The clearest evidence for the value of an ATOM as a resource was found for the ATOM on CSCLN: computer supported cooperative lecture notes. In this ATOM, the class was divided evenly into teams, with one team assigned to each of the 20 lectures on that module plus one team for the index. Each team had to produce lecture notes for their assigned lecture in the form of a web page, structured as a set of key questions addressed by that lecture and answers for those questions, while the index page maintained a table to these other pages both by timetable (when the lecture was given) and by question (merged from the content of the pages).

The main evidence came from a short questionnaire which, since lecture notes find their main use when revision for exams is being done, was administered directly after the exam. Of 59 students, 98% responded; and of these 84% said they had referred to the communal lecture notes, 76% said they found them useful, and most important of all, 69% said they found them worth the effort of creating their share of them. They also, as a group, rated these web notes as the third most useful resource (after past exam questions and solutions, and the course handouts). This shows that, while not the most important resource for students, nor universally approved by them, this exercise had a beneficial cost-benefit tradeoff in the view of more than two thirds of the learners.

By 28 April (week 1, term3) out of 20 lectures, there were 17 available; and in fact one more available but not in the main index. It is also true the the 2 lectures with missing notes were not only the last two (so students may not have worked on these in the vacation), but were largely Q&A revision type sessions.

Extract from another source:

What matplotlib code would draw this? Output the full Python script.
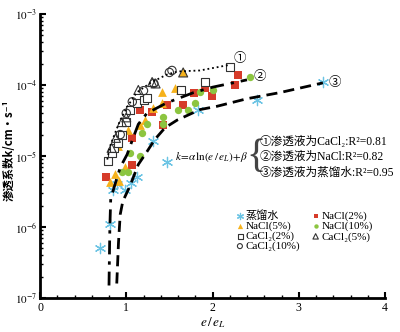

A problem I had, probably worse than on most courses, is that students on that course are not required to commit at all to the course until week 3, and even then may not in the end take the exam. This uncertainty meant that two of the lectures ended up without notes, as the assigned students dropped out at the last moment. this in fact shows up a tension between allowing students to act as irresponsible consumers (more control for them), or as members of a community that will take some responsibilty for dividing up work among them.